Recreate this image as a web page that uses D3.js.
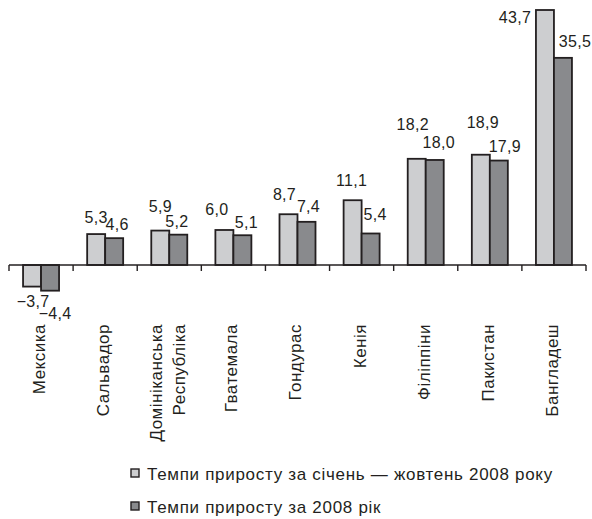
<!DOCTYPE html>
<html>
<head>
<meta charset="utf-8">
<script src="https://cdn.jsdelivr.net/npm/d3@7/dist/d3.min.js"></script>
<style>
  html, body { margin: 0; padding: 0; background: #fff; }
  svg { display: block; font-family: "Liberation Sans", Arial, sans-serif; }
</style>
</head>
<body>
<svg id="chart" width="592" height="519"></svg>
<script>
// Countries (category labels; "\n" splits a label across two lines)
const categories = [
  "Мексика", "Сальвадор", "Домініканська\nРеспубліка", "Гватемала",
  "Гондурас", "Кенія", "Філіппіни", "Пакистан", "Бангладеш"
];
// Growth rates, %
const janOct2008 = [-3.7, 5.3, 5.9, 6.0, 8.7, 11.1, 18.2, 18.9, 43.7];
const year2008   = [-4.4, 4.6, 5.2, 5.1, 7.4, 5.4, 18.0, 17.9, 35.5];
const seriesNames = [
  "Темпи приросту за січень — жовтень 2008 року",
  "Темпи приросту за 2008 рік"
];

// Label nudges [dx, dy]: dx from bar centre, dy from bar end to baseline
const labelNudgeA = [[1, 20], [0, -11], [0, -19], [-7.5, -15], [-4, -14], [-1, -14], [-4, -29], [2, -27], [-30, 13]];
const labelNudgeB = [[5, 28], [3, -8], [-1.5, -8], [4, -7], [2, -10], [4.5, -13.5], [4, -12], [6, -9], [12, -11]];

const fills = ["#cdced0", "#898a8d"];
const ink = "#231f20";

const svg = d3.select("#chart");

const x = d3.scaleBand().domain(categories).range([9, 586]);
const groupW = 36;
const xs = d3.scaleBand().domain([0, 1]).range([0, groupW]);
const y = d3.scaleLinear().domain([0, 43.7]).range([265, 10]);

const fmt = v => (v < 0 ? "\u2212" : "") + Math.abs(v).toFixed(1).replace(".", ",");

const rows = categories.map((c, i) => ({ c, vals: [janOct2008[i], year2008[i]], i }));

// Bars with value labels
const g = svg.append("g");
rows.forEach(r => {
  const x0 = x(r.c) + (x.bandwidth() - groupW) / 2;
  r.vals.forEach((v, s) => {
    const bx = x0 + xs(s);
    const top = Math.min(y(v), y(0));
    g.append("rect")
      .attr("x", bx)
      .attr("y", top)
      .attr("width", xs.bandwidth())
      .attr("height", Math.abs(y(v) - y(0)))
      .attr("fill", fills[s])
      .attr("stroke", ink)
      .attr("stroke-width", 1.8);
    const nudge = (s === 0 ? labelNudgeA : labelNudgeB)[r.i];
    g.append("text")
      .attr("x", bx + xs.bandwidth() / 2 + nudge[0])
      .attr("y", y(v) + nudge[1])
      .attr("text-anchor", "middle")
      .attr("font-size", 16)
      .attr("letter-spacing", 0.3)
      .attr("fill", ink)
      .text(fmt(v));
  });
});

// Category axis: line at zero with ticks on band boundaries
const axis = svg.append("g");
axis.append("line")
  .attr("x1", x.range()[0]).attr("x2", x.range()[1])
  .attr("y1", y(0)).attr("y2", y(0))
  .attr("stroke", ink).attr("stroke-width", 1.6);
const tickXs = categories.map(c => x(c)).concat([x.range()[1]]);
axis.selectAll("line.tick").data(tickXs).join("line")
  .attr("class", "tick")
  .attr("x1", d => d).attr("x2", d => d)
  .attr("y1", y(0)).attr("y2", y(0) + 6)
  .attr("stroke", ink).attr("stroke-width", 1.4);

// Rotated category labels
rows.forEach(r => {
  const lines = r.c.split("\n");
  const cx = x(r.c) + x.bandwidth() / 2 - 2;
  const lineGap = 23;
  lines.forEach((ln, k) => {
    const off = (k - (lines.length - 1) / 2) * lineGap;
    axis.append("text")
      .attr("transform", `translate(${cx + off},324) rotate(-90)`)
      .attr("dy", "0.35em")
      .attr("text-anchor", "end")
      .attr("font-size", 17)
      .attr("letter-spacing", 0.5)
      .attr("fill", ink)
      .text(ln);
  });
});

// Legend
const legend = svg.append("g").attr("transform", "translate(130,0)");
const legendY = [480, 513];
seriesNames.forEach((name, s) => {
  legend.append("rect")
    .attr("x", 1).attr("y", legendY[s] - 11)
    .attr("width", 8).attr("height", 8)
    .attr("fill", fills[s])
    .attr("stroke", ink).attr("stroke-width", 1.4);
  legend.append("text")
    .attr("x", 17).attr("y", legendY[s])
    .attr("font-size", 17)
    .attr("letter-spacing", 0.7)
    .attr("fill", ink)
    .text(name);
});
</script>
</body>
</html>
::::
■ Exercise details
Look at the listing and set down only the lines from its start through the line with "const rows = categories.map((c, i)", word for word and without pictures.

■ Answer for the task
Recreate this image as a web page that uses D3.js.
<!DOCTYPE html>
<html>
<head>
<meta charset="utf-8">
<script src="https://cdn.jsdelivr.net/npm/d3@7/dist/d3.min.js"></script>
<style>
  html, body { margin: 0; padding: 0; background: #fff; }
  svg { display: block; font-family: "Liberation Sans", Arial, sans-serif; }
</style>
</head>
<body>
<svg id="chart" width="592" height="519"></svg>
<script>
// Countries (category labels; "\n" splits a label across two lines)
const categories = [
  "Мексика", "Сальвадор", "Домініканська\nРеспубліка", "Гватемала",
  "Гондурас", "Кенія", "Філіппіни", "Пакистан", "Бангладеш"
];
// Growth rates, %
const janOct2008 = [-3.7, 5.3, 5.9, 6.0, 8.7, 11.1, 18.2, 18.9, 43.7];
const year2008   = [-4.4, 4.6, 5.2, 5.1, 7.4, 5.4, 18.0, 17.9, 35.5];
const seriesNames = [
  "Темпи приросту за січень — жовтень 2008 року",
  "Темпи приросту за 2008 рік"
];

// Label nudges [dx, dy]: dx from bar centre, dy from bar end to baseline
const labelNudgeA = [[1, 20], [0, -11], [0, -19], [-7.5, -15], [-4, -14], [-1, -14], [-4, -29], [2, -27], [-30, 13]];
const labelNudgeB = [[5, 28], [3, -8], [-1.5, -8], [4, -7], [2, -10], [4.5, -13.5], [4, -12], [6, -9], [12, -11]];

const fills = ["#cdced0", "#898a8d"];
const ink = "#231f20";

const svg = d3.select("#chart");

const x = d3.scaleBand().domain(categories).range([9, 586]);
const groupW = 36;
const xs = d3.scaleBand().domain([0, 1]).range([0, groupW]);
const y = d3.scaleLinear().domain([0, 43.7]).range([265, 10]);

const fmt = v => (v < 0 ? "\u2212" : "") + Math.abs(v).toFixed(1).replace(".", ",");

const rows = categories.map((c, i) => ({ c, vals: [janOct2008[i], year2008[i]], i }));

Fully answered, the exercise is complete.